— Begin —
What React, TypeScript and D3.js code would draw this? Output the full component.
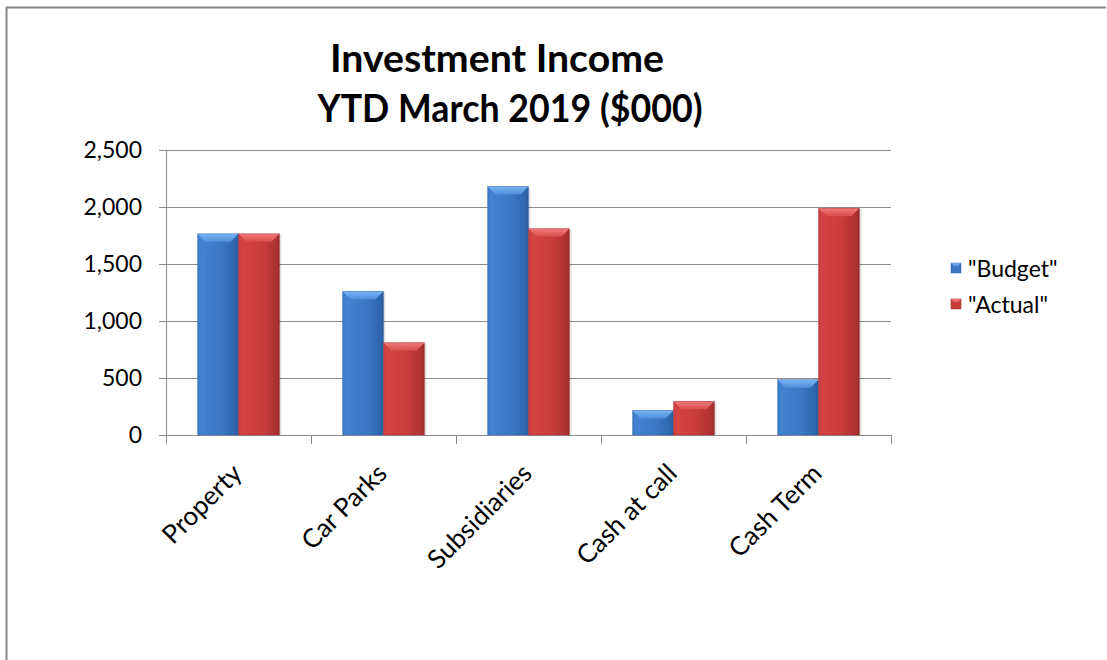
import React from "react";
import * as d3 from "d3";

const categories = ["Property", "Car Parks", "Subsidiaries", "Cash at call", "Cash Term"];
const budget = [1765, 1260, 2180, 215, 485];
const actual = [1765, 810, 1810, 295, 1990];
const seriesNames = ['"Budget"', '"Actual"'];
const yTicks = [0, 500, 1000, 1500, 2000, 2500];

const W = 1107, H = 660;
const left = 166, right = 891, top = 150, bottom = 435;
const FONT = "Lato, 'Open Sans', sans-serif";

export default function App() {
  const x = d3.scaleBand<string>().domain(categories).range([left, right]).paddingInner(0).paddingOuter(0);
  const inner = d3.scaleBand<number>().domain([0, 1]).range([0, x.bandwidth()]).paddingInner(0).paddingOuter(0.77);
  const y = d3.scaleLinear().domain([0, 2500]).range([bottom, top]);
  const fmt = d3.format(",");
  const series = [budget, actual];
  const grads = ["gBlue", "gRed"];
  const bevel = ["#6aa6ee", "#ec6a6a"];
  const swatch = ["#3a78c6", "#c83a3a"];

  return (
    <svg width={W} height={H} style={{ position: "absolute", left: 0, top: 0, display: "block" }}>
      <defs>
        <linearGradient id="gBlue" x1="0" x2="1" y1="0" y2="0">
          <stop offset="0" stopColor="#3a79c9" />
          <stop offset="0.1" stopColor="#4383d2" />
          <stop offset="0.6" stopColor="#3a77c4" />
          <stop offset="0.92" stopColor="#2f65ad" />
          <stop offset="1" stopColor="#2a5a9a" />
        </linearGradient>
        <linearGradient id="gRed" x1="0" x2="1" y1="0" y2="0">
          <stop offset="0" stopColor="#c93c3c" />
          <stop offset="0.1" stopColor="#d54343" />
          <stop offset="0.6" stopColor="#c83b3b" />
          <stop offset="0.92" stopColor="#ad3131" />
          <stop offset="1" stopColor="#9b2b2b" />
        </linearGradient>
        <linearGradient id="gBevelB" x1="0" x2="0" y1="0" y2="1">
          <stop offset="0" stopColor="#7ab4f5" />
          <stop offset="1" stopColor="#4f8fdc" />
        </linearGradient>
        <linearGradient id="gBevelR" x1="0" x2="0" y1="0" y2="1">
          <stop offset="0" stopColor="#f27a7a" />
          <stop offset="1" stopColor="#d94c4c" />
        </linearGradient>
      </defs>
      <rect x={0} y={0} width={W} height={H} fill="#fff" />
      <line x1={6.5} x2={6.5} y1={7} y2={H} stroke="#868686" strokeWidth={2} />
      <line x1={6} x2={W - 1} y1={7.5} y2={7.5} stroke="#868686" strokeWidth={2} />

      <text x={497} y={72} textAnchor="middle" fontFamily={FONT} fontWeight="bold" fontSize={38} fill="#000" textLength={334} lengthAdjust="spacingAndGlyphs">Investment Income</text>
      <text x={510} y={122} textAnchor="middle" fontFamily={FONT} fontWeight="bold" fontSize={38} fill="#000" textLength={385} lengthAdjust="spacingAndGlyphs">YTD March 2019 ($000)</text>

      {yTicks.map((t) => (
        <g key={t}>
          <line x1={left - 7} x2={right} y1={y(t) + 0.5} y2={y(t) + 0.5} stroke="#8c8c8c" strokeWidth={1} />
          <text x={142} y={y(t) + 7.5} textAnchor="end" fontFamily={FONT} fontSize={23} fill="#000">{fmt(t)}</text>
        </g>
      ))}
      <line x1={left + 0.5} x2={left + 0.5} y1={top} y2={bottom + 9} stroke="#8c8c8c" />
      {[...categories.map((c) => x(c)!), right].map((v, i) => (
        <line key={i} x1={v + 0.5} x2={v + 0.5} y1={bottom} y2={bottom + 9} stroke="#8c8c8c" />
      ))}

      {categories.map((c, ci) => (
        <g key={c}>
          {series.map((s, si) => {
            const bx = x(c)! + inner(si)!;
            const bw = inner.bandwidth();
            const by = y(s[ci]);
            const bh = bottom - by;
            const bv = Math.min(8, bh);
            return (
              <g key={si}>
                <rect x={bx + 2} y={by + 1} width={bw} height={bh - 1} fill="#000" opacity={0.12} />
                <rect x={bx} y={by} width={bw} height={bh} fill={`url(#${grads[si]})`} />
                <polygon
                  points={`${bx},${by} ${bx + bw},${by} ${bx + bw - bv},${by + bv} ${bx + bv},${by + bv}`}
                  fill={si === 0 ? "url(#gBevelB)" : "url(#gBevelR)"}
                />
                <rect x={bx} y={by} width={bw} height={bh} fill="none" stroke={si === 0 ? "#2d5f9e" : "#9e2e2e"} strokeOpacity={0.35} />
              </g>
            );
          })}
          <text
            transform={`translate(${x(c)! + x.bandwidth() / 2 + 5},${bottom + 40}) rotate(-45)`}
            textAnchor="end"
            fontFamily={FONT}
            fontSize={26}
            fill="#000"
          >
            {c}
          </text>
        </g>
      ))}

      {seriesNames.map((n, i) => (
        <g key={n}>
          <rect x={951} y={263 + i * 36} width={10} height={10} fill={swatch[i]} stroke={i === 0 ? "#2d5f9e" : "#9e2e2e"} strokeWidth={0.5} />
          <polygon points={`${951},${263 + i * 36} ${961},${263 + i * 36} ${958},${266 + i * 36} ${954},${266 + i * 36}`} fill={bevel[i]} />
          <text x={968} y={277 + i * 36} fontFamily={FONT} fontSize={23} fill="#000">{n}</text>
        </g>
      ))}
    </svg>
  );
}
— End —
▸ **Goal**
Print the complete listing exactly as it stands, without its pictures.

▸ **Exercise response**
What React, TypeScript and D3.js code would draw this? Output the full component.
import React from "react";
import * as d3 from "d3";

const categories = ["Property", "Car Parks", "Subsidiaries", "Cash at call", "Cash Term"];
const budget = [1765, 1260, 2180, 215, 485];
const actual = [1765, 810, 1810, 295, 1990];
const seriesNames = ['"Budget"', '"Actual"'];
const yTicks = [0, 500, 1000, 1500, 2000, 2500];

const W = 1107, H = 660;
const left = 166, right = 891, top = 150, bottom = 435;
const FONT = "Lato, 'Open Sans', sans-serif";

export default function App() {
  const x = d3.scaleBand<string>().domain(categories).range([left, right]).paddingInner(0).paddingOuter(0);
  const inner = d3.scaleBand<number>().domain([0, 1]).range([0, x.bandwidth()]).paddingInner(0).paddingOuter(0.77);
  const y = d3.scaleLinear().domain([0, 2500]).range([bottom, top]);
  const fmt = d3.format(",");
  const series = [budget, actual];
  const grads = ["gBlue", "gRed"];
  const bevel = ["#6aa6ee", "#ec6a6a"];
  const swatch = ["#3a78c6", "#c83a3a"];

  return (
    <svg width={W} height={H} style={{ position: "absolute", left: 0, top: 0, display: "block" }}>
      <defs>
        <linearGradient id="gBlue" x1="0" x2="1" y1="0" y2="0">
          <stop offset="0" stopColor="#3a79c9" />
          <stop offset="0.1" stopColor="#4383d2" />
          <stop offset="0.6" stopColor="#3a77c4" />
          <stop offset="0.92" stopColor="#2f65ad" />
          <stop offset="1" stopColor="#2a5a9a" />
        </linearGradient>
        <linearGradient id="gRed" x1="0" x2="1" y1="0" y2="0">
          <stop offset="0" stopColor="#c93c3c" />
          <stop offset="0.1" stopColor="#d54343" />
          <stop offset="0.6" stopColor="#c83b3b" />
          <stop offset="0.92" stopColor="#ad3131" />
          <stop offset="1" stopColor="#9b2b2b" />
        </linearGradient>
        <linearGradient id="gBevelB" x1="0" x2="0" y1="0" y2="1">
          <stop offset="0" stopColor="#7ab4f5" />
          <stop offset="1" stopColor="#4f8fdc" />
        </linearGradient>
        <linearGradient id="gBevelR" x1="0" x2="0" y1="0" y2="1">
          <stop offset="0" stopColor="#f27a7a" />
          <stop offset="1" stopColor="#d94c4c" />
        </linearGradient>
      </defs>
      <rect x={0} y={0} width={W} height={H} fill="#fff" />
      <line x1={6.5} x2={6.5} y1={7} y2={H} stroke="#868686" strokeWidth={2} />
      <line x1={6} x2={W - 1} y1={7.5} y2={7.5} stroke="#868686" strokeWidth={2} />

      <text x={497} y={72} textAnchor="middle" fontFamily={FONT} fontWeight="bold" fontSize={38} fill="#000" textLength={334} lengthAdjust="spacingAndGlyphs">Investment Income</text>
      <text x={510} y={122} textAnchor="middle" fontFamily={FONT} fontWeight="bold" fontSize={38} fill="#000" textLength={385} lengthAdjust="spacingAndGlyphs">YTD March 2019 ($000)</text>

      {yTicks.map((t) => (
        <g key={t}>
          <line x1={left - 7} x2={right} y1={y(t) + 0.5} y2={y(t) + 0.5} stroke="#8c8c8c" strokeWidth={1} />
          <text x={142} y={y(t) + 7.5} textAnchor="end" fontFamily={FONT} fontSize={23} fill="#000">{fmt(t)}</text>
        </g>
      ))}
      <line x1={left + 0.5} x2={left + 0.5} y1={top} y2={bottom + 9} stroke="#8c8c8c" />
      {[...categories.map((c) => x(c)!), right].map((v, i) => (
        <line key={i} x1={v + 0.5} x2={v + 0.5} y1={bottom} y2={bottom + 9} stroke="#8c8c8c" />
      ))}

      {categories.map((c, ci) => (
        <g key={c}>
          {series.map((s, si) => {
            const bx = x(c)! + inner(si)!;
            const bw = inner.bandwidth();
            const by = y(s[ci]);
            const bh = bottom - by;
            const bv = Math.min(8, bh);
            return (
              <g key={si}>
                <rect x={bx + 2} y={by + 1} width={bw} height={bh - 1} fill="#000" opacity={0.12} />
                <rect x={bx} y={by} width={bw} height={bh} fill={`url(#${grads[si]})`} />
                <polygon
                  points={`${bx},${by} ${bx + bw},${by} ${bx + bw - bv},${by + bv} ${bx + bv},${by + bv}`}
                  fill={si === 0 ? "url(#gBevelB)" : "url(#gBevelR)"}
                />
                <rect x={bx} y={by} width={bw} height={bh} fill="none" stroke={si === 0 ? "#2d5f9e" : "#9e2e2e"} strokeOpacity={0.35} />
              </g>
            );
          })}
          <text
            transform={`translate(${x(c)! + x.bandwidth() / 2 + 5},${bottom + 40}) rotate(-45)`}
            textAnchor="end"
            fontFamily={FONT}
            fontSize={26}
            fill="#000"
          >
            {c}
          </text>
        </g>
      ))}

      {seriesNames.map((n, i) => (
        <g key={n}>
          <rect x={951} y={263 + i * 36} width={10} height={10} fill={swatch[i]} stroke={i === 0 ? "#2d5f9e" : "#9e2e2e"} strokeWidth={0.5} />
          <polygon points={`${951},${263 + i * 36} ${961},${263 + i * 36} ${958},${266 + i * 36} ${954},${266 + i * 36}`} fill={bevel[i]} />
          <text x={968} y={277 + i * 36} fontFamily={FONT} fontSize={23} fill="#000">{n}</text>
        </g>
      ))}
    </svg>
  );
}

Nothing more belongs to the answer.